Rep Barney Frank (D-Mass.) won a stay of execution on Thursday for a General Motors plant in his district that the automaker had announced it would close.

No other lawmaker has managed to halt the GM ax. As chairman of the House Financial Services Committee Frank oversees the government’s bailout program, known as TARP. Frank’s staff said the lawmaker spokes with GM CEO Fritz Henderson on Wednesday and convinced him to keep the Norton, Mass. plant open for at least 14 months.

GM announced Monday in its bankruptcy and restructuring plans it would close of nine of its plants and idle three others.

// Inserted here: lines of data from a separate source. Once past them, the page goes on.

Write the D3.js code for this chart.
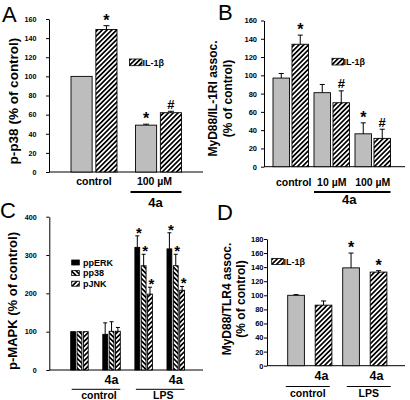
<!DOCTYPE html>
<html><head><meta charset="utf-8">
<script src="https://cdn.jsdelivr.net/npm/d3@7"></script>
<style>
body{margin:0;background:#fff;}
svg{display:block;font-family:"Liberation Sans",Arial,Helvetica,sans-serif;}
</style></head><body>
<svg id="c" width="410" height="400"></svg>
<script>
// ---------- Panel A ----------
const aGroups = ["control", "100 µM"];
const aSeries = ["none", "IL-1β"];
const aValues = [[100, 149], [49, 62]];
const aErrors = [[0, 4], [1, 1.5]];
const aMarks = [["", "*"], ["*", "#"]];
const aTicks = [0, 20, 40, 60, 80, 100, 120, 140, 160];

// ---------- Panel B ----------
const bGroups = ["control", "10 µM", "100 µM"];
const bSeries = ["none", "IL-1β"];
const bValues = [[97, 134], [81, 70], [36, 31]];
const bErrors = [[5, 10], [9, 13], [12, 10]];
const bMarks = [["", "*"], ["", "#"], ["*", "#"]];
const bTicks = [0, 20, 40, 60, 80, 100, 120, 140, 160];

// ---------- Panel C ----------
const cGroups = ["control", "control + 4a", "LPS", "LPS + 4a"];
const cGroupLabels = ["", "4a", "", "4a"];
const cSeries = ["ppERK", "pp38", "pJNK"];
const cValues = [[100, 100, 100], [93, 101, 101], [320, 272, 198], [316, 272, 208]];
const cErrors = [[0, 0, 0], [30, 25, 10], [30, 30, 18], [42, 30, 10]];
const cMarks = [["", "", ""], ["", "", ""], ["*", "*", "*"], ["*", "*", "*"]];
const cTicks = [0, 100, 200, 300, 400];

// ---------- Panel D ----------
const dBars = ["control", "control + 4a", "LPS", "LPS + 4a"];
const dLabels = ["", "4a", "", "4a"];
const dSeries = ["none", "IL-1β", "none", "IL-1β"];
const dValues = [100, 86, 139, 133];
const dErrors = [1, 6, 21, 2];
const dMarks = ["", "", "*", "*"];
const dTicks = [0, 20, 40, 60, 80, 100, 120, 140, 160, 180];

const FONT = '"Liberation Sans",Arial,Helvetica,sans-serif';
const GRAY = "#bdbdbd";
const svg = d3.select("#c");
const defs = svg.append("defs");
function hatch(id, angle) {
  const s = 3.4;
  const p = defs.append("pattern").attr("id", id).attr("patternUnits", "userSpaceOnUse")
    .attr("width", s).attr("height", s).attr("patternTransform", `rotate(${angle})`);
  p.append("rect").attr("width", s).attr("height", s).attr("fill", "#fff");
  p.append("line").attr("x1", s / 2).attr("y1", -1).attr("x2", s / 2).attr("y2", s + 1)
    .attr("stroke", "#000").attr("stroke-width", 1.7);
}
hatch("hr", 45);
hatch("hl", -45);
const fillOf = {"none": GRAY, "IL-1β": "url(#hr)", "ppERK": "#000", "pp38": "url(#hl)", "pJNK": "url(#hr)"};

function txt(x, y, s, size, opts = {}) {
  return svg.append("text").attr("x", x).attr("y", y).text(s)
    .attr("font-size", size).attr("font-weight", opts.weight || "bold")
    .attr("text-anchor", opts.anchor || "middle").attr("fill", "#000")
    .attr("font-family", FONT);
}
function yAxis(scale, ticks, x, xEnd, pad, fs) {
  const g = svg.append("g").attr("transform", `translate(${x},0)`)
    .call(d3.axisLeft(scale).tickValues(ticks).tickSize(3).tickSizeOuter(0).tickPadding(pad));
  g.attr("font-family", FONT).attr("font-size", fs).attr("font-weight", "bold");
  g.selectAll("path,line").attr("stroke", "#000");
  g.selectAll("text").attr("fill", "#000");
  svg.append("line").attr("x1", x).attr("x2", xEnd).attr("y1", scale(0)).attr("y2", scale(0))
    .attr("stroke", "#000").attr("stroke-width", 1);
}
function yTitle(lines, x0, cy, fs, gap) {
  lines.forEach((l, i) => {
    svg.append("text").attr("transform", `translate(${x0 + i * gap},${cy}) rotate(-90)`)
      .attr("text-anchor", "middle").attr("font-size", fs).attr("font-weight", "bold")
      .attr("font-family", FONT).text(l);
  });
}
function bar(y, x, w, v, e, fill, mark, capW, starSize, markDx = 0, starDy = 0) {
  svg.append("rect").attr("x", x).attr("y", y(v)).attr("width", w).attr("height", y(0) - y(v))
    .attr("fill", fill).attr("stroke", "#000").attr("stroke-width", 0.9);
  const top = y(v + e);
  if (e > 0) {
    const cx = x + w / 2;
    svg.append("line").attr("x1", cx).attr("x2", cx).attr("y1", y(v)).attr("y2", top)
      .attr("stroke", "#000").attr("stroke-width", 1);
    svg.append("line").attr("x1", cx - capW / 2).attr("x2", cx + capW / 2).attr("y1", top).attr("y2", top)
      .attr("stroke", "#000").attr("stroke-width", 1);
  }
  if (mark === "*") txt(x + w / 2 + markDx, top + starDy, "*", starSize);
  else if (mark === "#") txt(x + w / 2 + markDx, top - 2.5, "#", 13);
}
function bracket(x1, x2, yy, sw) {
  svg.append("line").attr("x1", x1).attr("x2", x2).attr("y1", yy).attr("y2", yy)
    .attr("stroke", "#000").attr("stroke-width", sw);
}
function legendBox(x, y, w, h, fill) {
  svg.append("rect").attr("x", x).attr("y", y).attr("width", w).attr("height", h)
    .attr("fill", fill).attr("stroke", "#000").attr("stroke-width", 0.8);
}

// ===== Panel A =====
txt(2, 22, "A", 22, {weight: "normal", anchor: "start"});
const yA = d3.scaleLinear().domain([0, 160]).range([172, 19]);
yAxis(yA, aTicks, 49, 203, 9.5, 7.2);
yTitle(["p-p38 (% of control)"], 18, 101, 13.5, 0);
const xA = d3.scaleBand().domain(aGroups).range([71, 181.5]).paddingInner(0.287);
const xAi = d3.scaleBand().domain(aSeries).range([0, xA.bandwidth()]).paddingInner(0.15);
aGroups.forEach((g, gi) => {
  aSeries.forEach((s, si) => {
    bar(yA, xA(g) + xAi(s), xAi.bandwidth(), aValues[gi][si], aErrors[gi][si], fillOf[s], aMarks[gi][si], 6, 16);
  });
  txt(xA(g) + xA.bandwidth() / 2 - (gi ? 4 : 0), 185, g, 10.5);
});
bracket(xA(aGroups[1]) - 5, xA(aGroups[1]) + xA.bandwidth(), 192, 2);
txt(xA(aGroups[1]) + xA.bandwidth() / 2 - 3, 207, "4a", 13);
legendBox(129.5, 59, 12.5, 6.7, "url(#hr)");
txt(142.5, 66, "IL-1β", 9, {anchor: "start"});

// ===== Panel B =====
txt(218, 20, "B", 22, {weight: "normal", anchor: "start"});
const yB = d3.scaleLinear().domain([0, 160]).range([166.7, 20.5]);
yAxis(yB, bTicks, 264, 405, 4, 7.5);
yTitle(["MyD88/IL-1RI assoc.", "(% of control)"], 217, 98.5, 12, 14.5);
const xB = d3.scaleBand().domain(bGroups).range([273, 390.5]).paddingInner(0.134);
const xBi = d3.scaleBand().domain(bSeries).range([0, xB.bandwidth()]).paddingInner(0.13);
bGroups.forEach((g, gi) => {
  bSeries.forEach((s, si) => {
    bar(yB, xB(g) + xBi(s), xBi.bandwidth(), bValues[gi][si], bErrors[gi][si], fillOf[s], bMarks[gi][si], 5, 16);
  });
  txt(xB(g) + xB.bandwidth() / 2 + (gi === 0 ? 3 : 0), 185.5, g, 10.5);
});
bracket(xB(bGroups[1]), xB(bGroups[2]) + xB.bandwidth(), 192, 2);
txt((xB(bGroups[1]) + xB(bGroups[2]) + xB.bandwidth()) / 2 - 3, 203.5, "4a", 13);
legendBox(332, 58.3, 11.5, 6.7, "url(#hr)");
txt(343.5, 65, "IL-1β", 9, {anchor: "start"});

// ===== Panel C =====
txt(0, 218, "C", 22, {weight: "normal", anchor: "start"});
const yC = d3.scaleLinear().domain([0, 400]).range([370, 216.7]);
yAxis(yC, cTicks, 49.3, 203, 9.5, 7.2);
yTitle(["p-MAPK (% of control)"], 17, 301, 13, 0);
const xC = d3.scaleBand().domain(cGroups).range([70.7, 184.5]).paddingInner(0.455);
const xCi = d3.scaleBand().domain(cSeries).range([0, xC.bandwidth()]).paddingInner(0.244);
cGroups.forEach((g, gi) => {
  cSeries.forEach((s, si) => {
    bar(yC, xC(g) + xCi(s), xCi.bandwidth(), cValues[gi][si], cErrors[gi][si], fillOf[s], cMarks[gi][si], 4, 15, 1.5, 2);
  });
  if (cGroupLabels[gi]) txt(xC(g) + xC.bandwidth() / 2, 383.5, cGroupLabels[gi], 12.5);
});
[[0, 1, "control"], [2, 3, "LPS"]].forEach(([i, j, lab]) => {
  const x1 = xC(cGroups[i]) + 1, x2 = xC(cGroups[j]) + xC.bandwidth();
  bracket(x1, x2, 389.3, 1);
  txt((x1 + x2) / 2 + 3, 398.5, lab, 10.5);
});
cSeries.forEach((s, i) => {
  legendBox(71.7, 260 + i * 10.6, 7.6, 5, fillOf[s]);
  txt(83, 265.5 + i * 10.6, s, 9, {anchor: "start"});
});

// ===== Panel D =====
txt(217, 220, "D", 22, {weight: "normal", anchor: "start"});
const yD = d3.scaleLinear().domain([0, 180]).range([365.7, 239]);
yAxis(yD, dTicks, 267, 405, 0.5, 7.5);
yTitle(["MyD88/TLR4 assoc.", "(% of control)"], 231, 299, 12, 14);
const xD = d3.scaleBand().domain(dBars).range([287.7, 386.9]).paddingInner(0.393);
dBars.forEach((b, i) => {
  bar(yD, xD(b), xD.bandwidth(), dValues[i], dErrors[i], fillOf[dSeries[i]], dMarks[i], 5, 16);
  if (dLabels[i]) txt(xD(b) + xD.bandwidth() / 2 - 2, 380, dLabels[i], 12.5);
});
[[0, 1, "control", -2], [2, 3, "LPS", 4]].forEach(([i, j, lab, dx]) => {
  const c = (xD(dBars[i]) + xD(dBars[j]) + xD.bandwidth()) / 2 + dx;
  bracket(c - 22, c + 22, 386.5, 1);
  txt(c, 396.5, lab, 10.5);
});
legendBox(271.7, 258.5, 11.6, 6, "url(#hr)");
txt(283.5, 264.5, "IL-1β", 9, {anchor: "start"});
</script>
</body></html>
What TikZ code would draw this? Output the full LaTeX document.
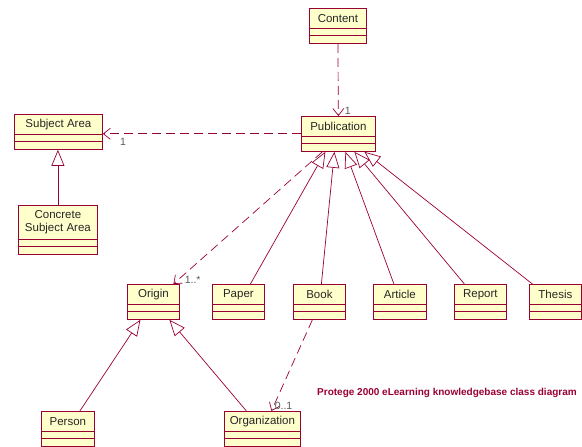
\documentclass[tikz,border=0pt]{standalone}
\usepackage{fontspec}
\setmainfont{Liberation Sans}
\usepackage{tikz}
\usetikzlibrary{arrows.meta}
\definecolor{umlred}{RGB}{153,0,51}
\definecolor{umlyellow}{RGB}{255,255,204}
\begin{document}
\begin{tikzpicture}[x=1pt, y=-1pt, line width=0.8pt,
  class/.style={draw=umlred, fill=umlyellow, inner sep=0pt, minimum height=20pt,
    anchor=north west, font=\fontsize{11.5}{12.5}\selectfont, text=black!85},
  dep/.style={umlred, line width=0.7pt, dash pattern=on 9pt off 5pt,
    -{Straight Barb[length=7pt, width=11pt]}},
  gen/.style={umlred, line width=0.7pt, -{Triangle[open, length=16pt, width=13pt]}},
  mult/.style={font=\fontsize{10.5}{12}\selectfont, text=black!65, inner sep=1pt}]

\useasboundingbox (0, 0) rectangle (582, 447);

% draw class names
\node[class, minimum width=57pt] (content) at (309, 8) {Content};
\node[class, minimum width=74pt] (pub) at (301, 116) {Publication};
\node[class, minimum width=88pt] (subj) at (14, 114) {Subject Area};
\node[class, minimum width=79pt, minimum height=34pt, align=center] (concrete) at (18, 205) {Concrete\\Subject Area};
\node[class, minimum width=52pt] (origin) at (127, 284) {Origin};
\node[class, minimum width=52pt] (paper) at (212, 284) {Paper};
\node[class, minimum width=52pt] (book) at (293, 284) {Book};
\node[class, minimum width=53pt] (article) at (373, 284) {Article};
\node[class, minimum width=52pt] (report) at (454, 284) {Report};
\node[class, minimum width=52pt] (thesis) at (529, 284) {Thesis};
\node[class, minimum width=53pt] (person) at (41, 411) {Person};
\node[class, minimum width=76pt] (org) at (224, 411) {Organization};

% draw empty compartments
\foreach \c in {content, pub, subj, concrete, origin, paper, book, article, report, thesis, person, org} {
  \draw[color=umlred, fill=umlyellow] (\c.south west) rectangle ([yshift=-15pt]\c.south east);
  \draw[color=umlred] ([yshift=-7pt]\c.south west) -- ([yshift=-7pt]\c.south east);
  \coordinate (\c-b) at ([yshift=-15pt]\c.south);
}

% draw dependencies
\draw[dep] (content-b) -- (pub.north) node[mult, at end, anchor=south west, xshift=5pt] {1};
\draw[dep] ([yshift=3pt]pub.south west) -- ([yshift=3pt]pub.south west -| subj.east)
  node[mult, at end, anchor=north west, xshift=16pt, yshift=-3pt] {1};
\draw[dep] ([xshift=-16pt]pub-b) -- ([xshift=20pt]origin.north)
  node[mult, at end, anchor=south west, xshift=10pt, yshift=-1pt] {1..*};
\draw[dep] ([xshift=-7pt]book-b) -- ([xshift=9pt]org.north)
  node[mult, at end, anchor=south west, xshift=2pt] {0..1};

% draw generalizations
\foreach \c/\a/\b in {paper/12/-13, book/2/-4, article/-6/7, report/-16/16, thesis/-23/26}
  \draw[gen] ([xshift=\a pt]\c.north) -- ([xshift=\b pt]pub-b);
\draw[gen] (concrete.north) -- (concrete.north |- subj-b);
\draw[gen] ([xshift=12pt]person.north) -- ([xshift=-13pt]origin-b);
\draw[gen] ([xshift=-16pt]org.north) -- ([xshift=16pt]origin-b);

% draw caption
\node[font=\bfseries\fontsize{10}{12}\selectfont, text=umlred] (caption) at (447, 393)
  {Protege 2000 eLearning knowledgebase class diagram};

\end{tikzpicture}
\end{document}
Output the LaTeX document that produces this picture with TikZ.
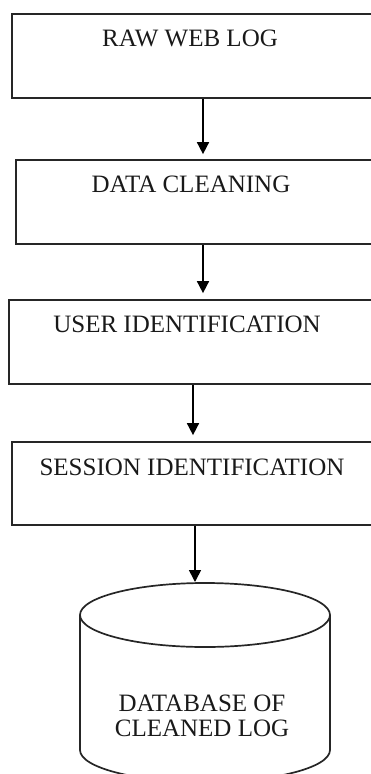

The automaker said it would also shutter three service and parts operations by the end of the year — one of which is in Frank’s district.

Bad luck for the folks in the yet-to-be-determined plant that thought that their jobs were safe, and now have to lose them because MA-04’s subjects are special – more accurately, because their overlord is special – but I’m sure that the Democrats will find a suitably Republican district to punish.  After all, once you’ve decided that some animals are more equal than others, why not go whole hog, as it were?

Moe Lane

PS: This would be the time where I would suggest that the subjects of MA-04 should make the decision that they want to be citizens, again: only, I can’t quite make myself believe that there’s any chance that the suggestion would work.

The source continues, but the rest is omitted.